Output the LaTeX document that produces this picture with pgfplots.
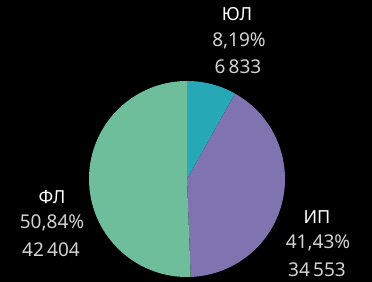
\documentclass[border=0pt]{standalone}
\usepackage{pgfplots}
\usepackage{pgfplotstable}
\pgfplotsset{compat=1.18}
\usepackage{fontspec}
\setmainfont{Noto Sans}
\definecolor{cUL}{HTML}{26A8B7}
\definecolor{cIP}{HTML}{8074B0}
\definecolor{cFL}{HTML}{6EBE9B}
\definecolor{txt}{HTML}{D2D2D2}
\pgfplotstableread{
value pct
6833 8.19
34553 41.43
42404 50.84
}\piedata
\begin{document}
\begin{tikzpicture}
\fill[black] (0,0) rectangle (372bp,282bp);
\pgfplotstablegetelem{0}{pct}\of\piedata \let\va\pgfplotsretval
\pgfplotstablegetelem{1}{pct}\of\piedata \let\vb\pgfplotsretval
\pgfplotstablegetelem{2}{pct}\of\piedata \let\vc\pgfplotsretval
\pgfmathsetmacro\tot{\va+\vb+\vc}
\pgfmathsetmacro\aA{90-360*\va/\tot}
\pgfmathsetmacro\aB{\aA-360*\vb/\tot}
\begin{axis}[x=1bp,y=1bp,xmin=0,xmax=372,ymin=0,ymax=282,hide axis,clip=false,
  anchor=origin, at={(0,0)}]
\fill[cUL] (axis cs:187,103) -- ++(90:98bp) arc[start angle=90,end angle=\aA,radius=98bp] -- cycle;
\fill[cIP] (axis cs:187,103) -- ++(\aA:98bp) arc[start angle=\aA,end angle=\aB,radius=98bp] -- cycle;
\fill[cFL] (axis cs:187,103) -- ++(\aB:98bp) arc[start angle=\aB,end angle=-270,radius=98bp] -- cycle;
\begin{scope}[every node/.style={font=\fontsize{19bp}{21bp}\selectfont,text=txt,inner sep=0pt}]
\node[text=white,font=\fontsize{18bp}{20bp}\selectfont\bfseries] at (axis cs:237,268) {ЮЛ};
\node at (axis cs:239,241) {8,19\%};
\node at (axis cs:238,215) {6\,833};
\node[text=white,font=\fontsize{18bp}{20bp}\selectfont\bfseries] at (axis cs:52,85) {ФЛ};
\node at (axis cs:52,59) {50,84\%};
\node at (axis cs:51,32) {42\,404};
\node[text=white,font=\fontsize{18bp}{20bp}\selectfont\bfseries] at (axis cs:317,65) {ИП};
\node at (axis cs:318,39) {41,43\%};
\node at (axis cs:317,12) {34\,553};
\end{scope}
\end{axis}
\end{tikzpicture}
\end{document}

What the task asks>
Repeat the material above word for word and skip every image in it.

Task solution>
Output the LaTeX document that produces this picture with pgfplots.
\documentclass[border=0pt]{standalone}
\usepackage{pgfplots}
\usepackage{pgfplotstable}
\pgfplotsset{compat=1.18}
\usepackage{fontspec}
\setmainfont{Noto Sans}
\definecolor{cUL}{HTML}{26A8B7}
\definecolor{cIP}{HTML}{8074B0}
\definecolor{cFL}{HTML}{6EBE9B}
\definecolor{txt}{HTML}{D2D2D2}
\pgfplotstableread{
value pct
6833 8.19
34553 41.43
42404 50.84
}\piedata
\begin{document}
\begin{tikzpicture}
\fill[black] (0,0) rectangle (372bp,282bp);
\pgfplotstablegetelem{0}{pct}\of\piedata \let\va\pgfplotsretval
\pgfplotstablegetelem{1}{pct}\of\piedata \let\vb\pgfplotsretval
\pgfplotstablegetelem{2}{pct}\of\piedata \let\vc\pgfplotsretval
\pgfmathsetmacro\tot{\va+\vb+\vc}
\pgfmathsetmacro\aA{90-360*\va/\tot}
\pgfmathsetmacro\aB{\aA-360*\vb/\tot}
\begin{axis}[x=1bp,y=1bp,xmin=0,xmax=372,ymin=0,ymax=282,hide axis,clip=false,
  anchor=origin, at={(0,0)}]
\fill[cUL] (axis cs:187,103) -- ++(90:98bp) arc[start angle=90,end angle=\aA,radius=98bp] -- cycle;
\fill[cIP] (axis cs:187,103) -- ++(\aA:98bp) arc[start angle=\aA,end angle=\aB,radius=98bp] -- cycle;
\fill[cFL] (axis cs:187,103) -- ++(\aB:98bp) arc[start angle=\aB,end angle=-270,radius=98bp] -- cycle;
\begin{scope}[every node/.style={font=\fontsize{19bp}{21bp}\selectfont,text=txt,inner sep=0pt}]
\node[text=white,font=\fontsize{18bp}{20bp}\selectfont\bfseries] at (axis cs:237,268) {ЮЛ};
\node at (axis cs:239,241) {8,19\%};
\node at (axis cs:238,215) {6\,833};
\node[text=white,font=\fontsize{18bp}{20bp}\selectfont\bfseries] at (axis cs:52,85) {ФЛ};
\node at (axis cs:52,59) {50,84\%};
\node at (axis cs:51,32) {42\,404};
\node[text=white,font=\fontsize{18bp}{20bp}\selectfont\bfseries] at (axis cs:317,65) {ИП};
\node at (axis cs:318,39) {41,43\%};
\node at (axis cs:317,12) {34\,553};
\end{scope}
\end{axis}
\end{tikzpicture}
\end{document}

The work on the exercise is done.